Interview with Laura Jayes, Sky News

Laura Jayes
Emissions targets, COP26, National Party

LAURA JAYES: Nationals leader, meantime, Barnaby Joyce has handed his party's net zero demands to the Prime Minister after a third party room meeting this week. The Nationals have demanded a socioeconomic safeguard be implemented in the government's new climate agenda. MPs have raised concerns about the effect the net zero 2050 net zero target will have on the regions. Joining me live now is the Minister for Energy and Emissions Reduction Angus Taylor. Angus Taylor thanks for your time. Are the concerns expressed by the Nationals fair concerns at this point? Have you been able to allay those concerns?

ANGUS TAYLOR: Well, the Nationals are rightly focused on the future of the regions and the future of critical industries in the regions like mining, agriculture, heavy manufacturing. They are my concerns to Laura and of course, the plan is all about making sure we strengthen those industries, not weaken them. The Nationals are absolutely right to focus on those issues. Look, at the end of the day, much of the work that has to be done to bring down emissions in a sensible way has to be done in regional areas. That's the reality of the situation and so we, as government are working through rightly, the focus that we need in order to make sure that we don't hurt those regions now, that means technology, not taxes, Laura. It means adapting to changing customer needs. The Japanese customers, Korean customers who we serve now from the regions are going to want different products over time, and we have to serve them and support them. That's what you do in business, it's what you do in markets, and that's what the National Party is concerned about their right to be but we're working that through. I'll tell you what is in our plan, the focus is on making sure that there's upside for the region's, not downside, that there are other ways to try to get to net zero, where it's all downside, imposing taxes, adding costs. That's not where we're going, I can assure you.

LAURA JAYES: When we're talking about net zero, is it net for the regions? You just admitted there that much of the work to get emissions down needs to be done in the regions. So will they be fully compensated for that? Whether it's a pause, a safeguard, whether it be a financial, whether it be a jobs guarantee.
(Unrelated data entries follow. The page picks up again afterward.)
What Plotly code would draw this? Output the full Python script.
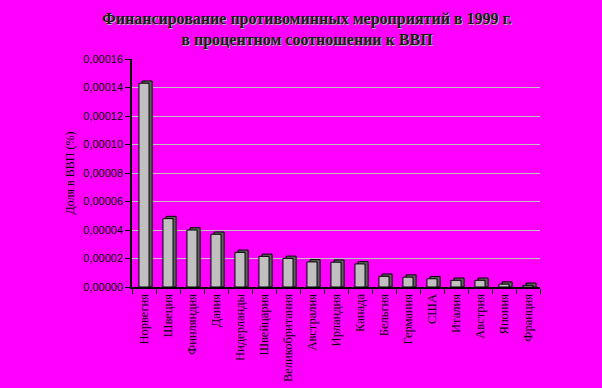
import plotly.graph_objects as go

countries = ["Норвегия", "Швеция", "Финляндия", "Дания", "Нидерланды", "Швейцария",
             "Великобритания", "Австралия", "Ирландия", "Канада", "Бельгия", "Германия",
             "США", "Италия", "Австрия", "Япония", "Франция"]
share = [0.000143, 0.000048, 0.000040, 0.000037, 0.0000243, 0.0000215,
         0.0000201, 0.0000176, 0.0000174, 0.0000162, 0.0000075, 0.0000069,
         0.0000058, 0.0000047, 0.0000047, 0.0000020, 0.0000012]
tick_vals = [0, 0.00002, 0.00004, 0.00006, 0.00008, 0.00010, 0.00012, 0.00014, 0.00016]
title_lines = ["Финансирование противоминных мероприятий в 1999 г.",
               "в процентном соотношении к ВВП"]

depth = 0.0000016  # 3D look depth in data units
fig = go.Figure()
fig.add_trace(go.Bar(x=countries, y=[v + depth for v in share], width=0.42, offset=-0.21 + 0.13,
                     marker=dict(color="#606060", line=dict(color="black", width=1)),
                     hoverinfo="skip", showlegend=False))
fig.add_trace(go.Bar(x=countries, y=share, width=0.42, offset=-0.21,
                     marker=dict(color="#C0C0C0", line=dict(color="black", width=1)),
                     showlegend=False))

fig.add_annotation(text="<br>".join(title_lines), xref="paper", yref="paper",
                   x=0.43, y=1.13, xanchor="center", yanchor="middle", showarrow=False,
                   font=dict(family="Liberation Serif", size=16, color="#1a1a1a", weight="bold",
                             shadow="1px 1px 0px #B0B0B0"))

fig.update_layout(
    width=602, height=388,
    paper_bgcolor="#FF00FF", plot_bgcolor="#FF00FF",
    barmode="overlay", separators=", ",
    margin=dict(l=132, r=62, t=59, b=101, autoexpand=False),
    font=dict(family="Liberation Serif", color="black"),
)
fig.update_yaxes(range=[0, 0.00016], tickvals=tick_vals, tickformat=".5f",
                 showgrid=True, gridcolor="#C0C0C0", gridwidth=1,
                 showline=True, linecolor="black", linewidth=1.5,
                 ticks="outside", ticklen=5, tickcolor="black",
                 tickfont=dict(family="Liberation Sans", size=11, color="black"),
                 title=dict(text="Доля в ВВП (%)", standoff=6,
                            font=dict(family="Liberation Serif", size=12, color="black")),
                 zeroline=False)
fig.update_xaxes(showline=True, linecolor="black", linewidth=2,
                 ticks="outside", ticklen=5, tickcolor="black", tickson="boundaries",
                 tickangle=-90, showgrid=False,
                 tickfont=dict(family="Liberation Serif", size=12.5, color="black"),
                 range=[-0.5, 16.5])

fig.write_html("out.html", config={"displayModeBar": False},
               post_script="document.body.style.margin='0';")
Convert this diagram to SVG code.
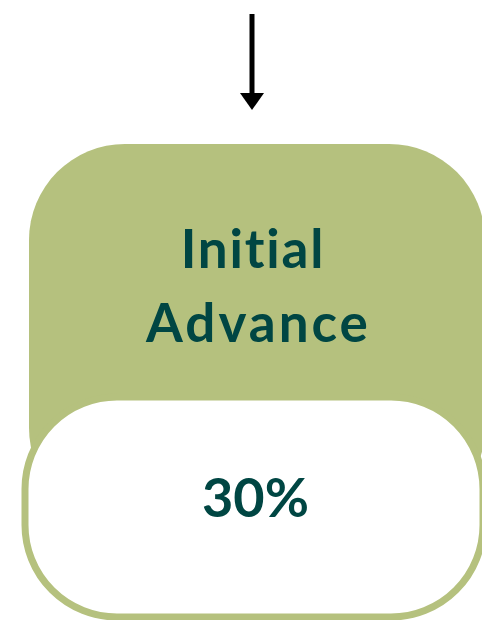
<svg xmlns="http://www.w3.org/2000/svg" width="482" height="620" viewBox="0 0 482 620">
  <style>
    .green { fill: #b5c17e; }
    .pill { fill: #ffffff; stroke: #b5c17e; stroke-width: 7; }
    .lbl { font-family: Lato, "Open Sans", sans-serif; font-weight: bold; fill: #004643; text-anchor: middle; font-variant-ligatures: none; }
    .conn { stroke: #000000; stroke-width: 5; fill: none; }
  </style>
  <g id="connectors">
    <line class="conn" x1="252" y1="14" x2="252" y2="96"/>
    <path d="M240,93 L264,93 L252,110 Z" fill="#000000"/>
  </g>
  <g id="node-initial-advance">
    <rect class="green" x="29" y="144" width="456" height="380" rx="96" ry="96"/>
    <text class="lbl" x="253" y="268" font-size="53" letter-spacing="1.8">Initial</text>
    <text class="lbl" x="258.5" y="342" font-size="53" letter-spacing="3">Advance</text>
  </g>
  <g id="node-percent">
    <rect class="pill" x="25" y="397" width="458" height="220" rx="92" ry="92"/>
    <text class="lbl" x="255.5" y="517" font-size="54">30%</text>
  </g>
</svg>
ANGUS TAYLOR: Well, the one thing I can assure you of Laura, is we won't do anything that's going to destroy jobs in the regions. As I said, the starting point here, customer demand is changing and will continue to change in the coming decades. We're talking about 30 years here, and we must expect that but demand for our basic commodities will remain strong for a long time, too. It's not like the gas industry is disappearing overnight. That's for sure. Agriculture is still strong. We shouldn't pretend here these industries are going to be wiped out. There's lots of people who would like to wipe them out. Let's be clear. But that's not policy that we will ever accept. And in fact, there's upside. If you look at the hydrogen industry and the ammonia industry, it's growing fast. We're already a big participant, but it's growing fast and will continue to grow, and we have to be there.

LAURA JAYES: All right. You need something to take to Glasgow. Are you going to be able to take this headline target with agreement from the Nationals?

ANGUS TAYLOR: I'm very confident. I know we'll go to Glasgow with a net zero target. We've already got it. It's central to our policy. Laura, we've been talking about that for some time at the end of the day, though. What matters here is how you do it and there are two pathways. There's taxes, imposing costs, raising the costs of traditional energy sources in traditional industries and effectively then wiping them out or bringing down the cost of emerging technologies and strengthening those industries. That's the real debate, Laura. Everyone can talk as much as they like.

LAURA JAYES: Exactly and we're talking about a 2050 targeted. Now, I know you'd like to think that you might be in government until that time, but there's going to be a change of governments in that intervening three decades. So how can you possibly sit here and make promises and be able to keep them when it's a 2050 target?

ANGUS TAYLOR: What you can promise is that you're going to take the actions today, the position Australia over the coming decades, to a stronger economy and to lower emissions as you move towards net zero? Now, let's be clear. It's net. You're not going to wipe out all your emissions even by 2050. So you've got to offset those that you have. There's no doubt about that if you're getting towards that target. But we have time. We have technologies that are emerging fast on our side. We've seen that working. If you look at household solar, I mean, what an extraordinary story in Australia, the highest level in the world. People can see it as they drive around the suburbs. It's been a roaring success. That's how technology is adopted. That's how it succeeds. And we'll see that with other technologies emerging over time. But all of those must strengthen our traditional industries and our regions. That's our focus and will continue to be.